La persecución del delito y la corrupción no es un tema de derechas o de izquierdas; claramente, ello debe ser un principio y un presupuesto del estado social de derecho y una garantía constitucional eficaz, que no requiere refrendarse ni solicitarse ni cuestionarse; debe ser inherente a una democracia con clara y respetuosa división de poderes y una civilidad sin distingos entre mayorías y minorías.

De una campaña presidencial anticipada con topes desbordados, seguimos al escenario de posibles financistas con apoyos oscuros de mafias y narcotráfico; luego estábamos ante un sindicato de educadores que apoyó una ideología como línea pedagógica, con fondos de diferente destinación; pasamos luego a conocer la cueva de Ali Babá de la UNGRD, con cifras espeluznantes e históricas en la expoliación del erario; continuamos viendo la escena siguiente de los contratos alterados y con sobrecostos: de los muchos, aquí rescatamos los tristemente famosos carrotanques enterrados en la arena desértica de la Guajira; todo un código de piratería o cosa nostra; y la tragedia de ECOPETROL, con un presidente y su novio manejando la empresa como un gallinero. La escena siguiente es la confesión pública de funcionarios pidiendo un principio de oportunidad a Fiscalía para revelar un entramado delictivo; y asistimos últimamente, a las declaraciones de la señora Alejandra Benavides que implica al ministro de Hacienda, Ricardo Bonilla, en oscuros manejos y vericuetos de corrupción tan flagrantes, que es verdaderamente vergonzoso que el presidente haya tardado tanto en separarlo del cargo, ante la abultada evidencia. Sin embargo, causa mucha curiosidad que la destitución se produce cuando el ex ministro radica una demanda contra Nicolás Alcocer, hijastro de Petro, y Ricardo Roa, presidente de ECOPETROL, por indebidas injerencias en el caso del parque solar Urrá. Finalmente, asistimos al reintegro en el equipo de gobierno, en su nuevo rol de “asesor”, del señor Armando Benedetti, funcionario emblema y ejemplo público de derroche, corrupción, ineficiencia, secretismo, traición, excesos, misoginia e inestabilidad emocional.

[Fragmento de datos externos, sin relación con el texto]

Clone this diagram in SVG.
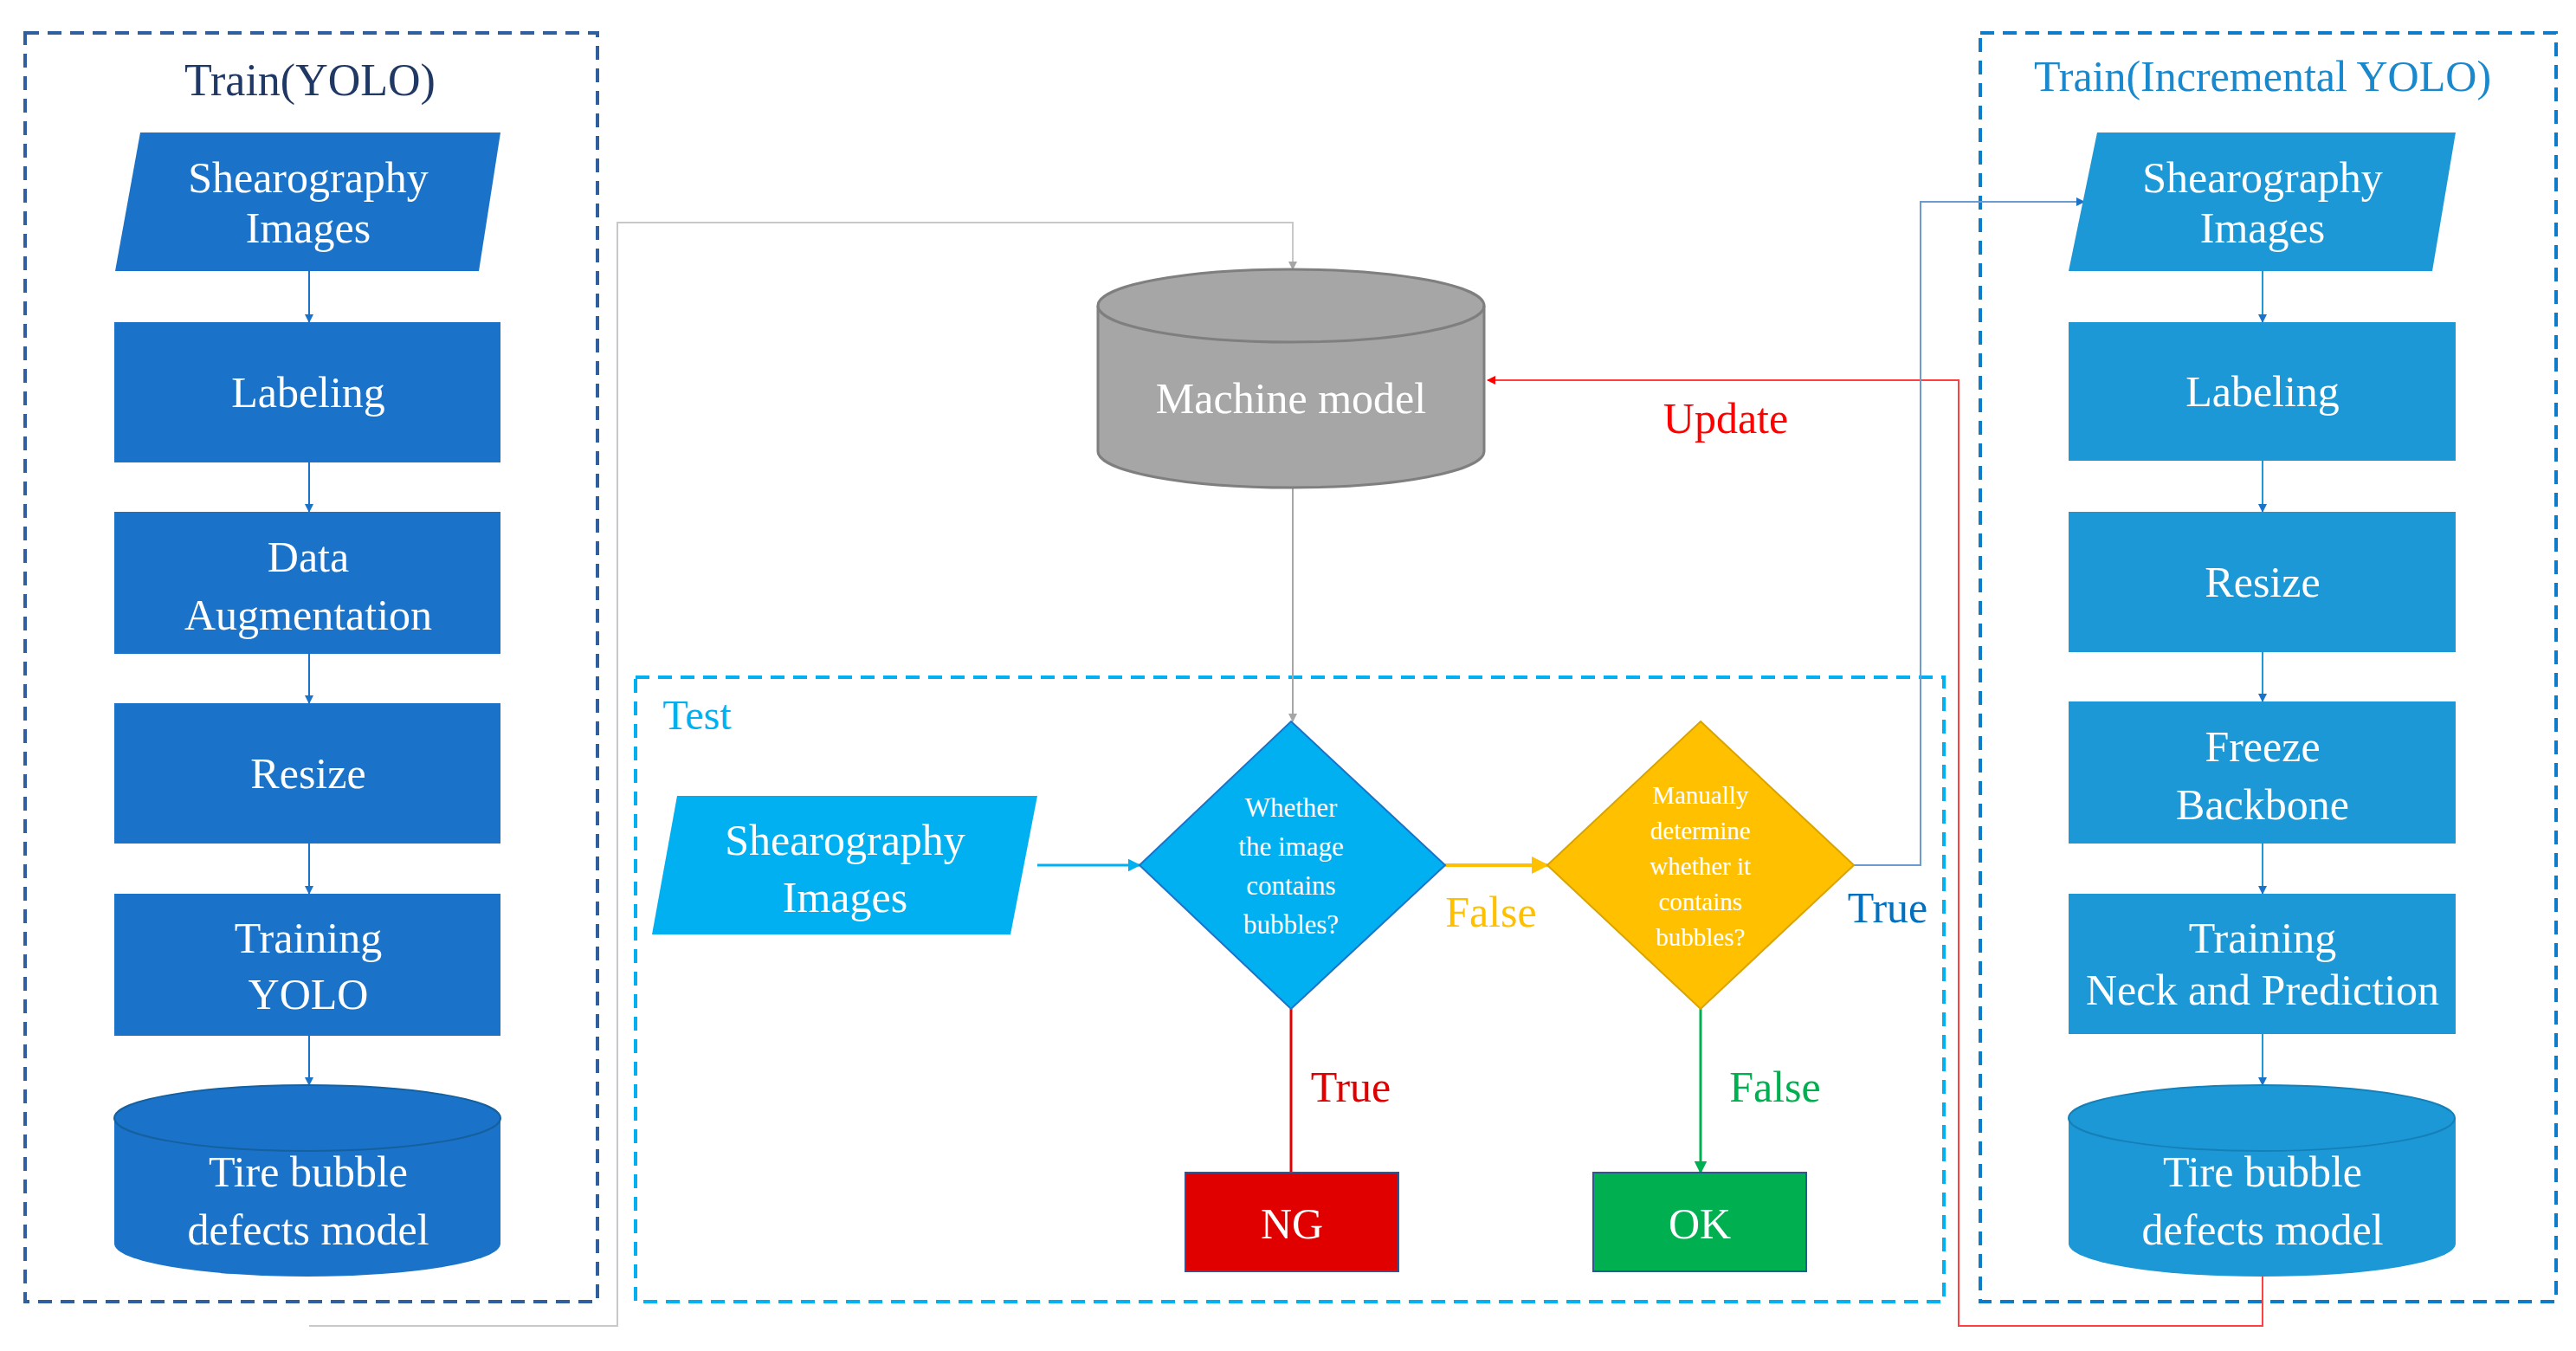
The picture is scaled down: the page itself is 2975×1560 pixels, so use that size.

Sigue un largo etcétera de nombramientos ilegales, confesiones y procesos penales abiertos a familiares cercanos a presidencia; investigaciones sobre suicidios, polígrafos y maletas con dinero en efectivo perdidas, aún inconclusas y lentas; abierta cooperación cómplice con el gobierno mafioso de Nicolás Maduro y su corte bananera de la Gestapo, que daría presuntamente, hasta para pernoctar en las islas del Rosario con un criminal de lesa humanidad: el ministro venezolano Padrino López, próximo a ser imputado por la Corte Penal Internacional y por la Corte Interamericana de Derechos Humanos, por su prontuario delictivo. 

 

¿Cómo permitimos que todo esto se volviese paisaje y se normalizara?

Que la política colombiana regrese al orden y a la observancia de la ley, que regrese el respeto y el decoro en la administración de los recursos públicos y la independencia de los poderes públicos; ¡Que la persecución decidida y frontal contra la corrupción y la criminalidad sea real, debe ser nuestro imperativo categórico como sociedad democrática, mucho antes, sin duda, de las elecciones para un nuevo gobierno en 2026!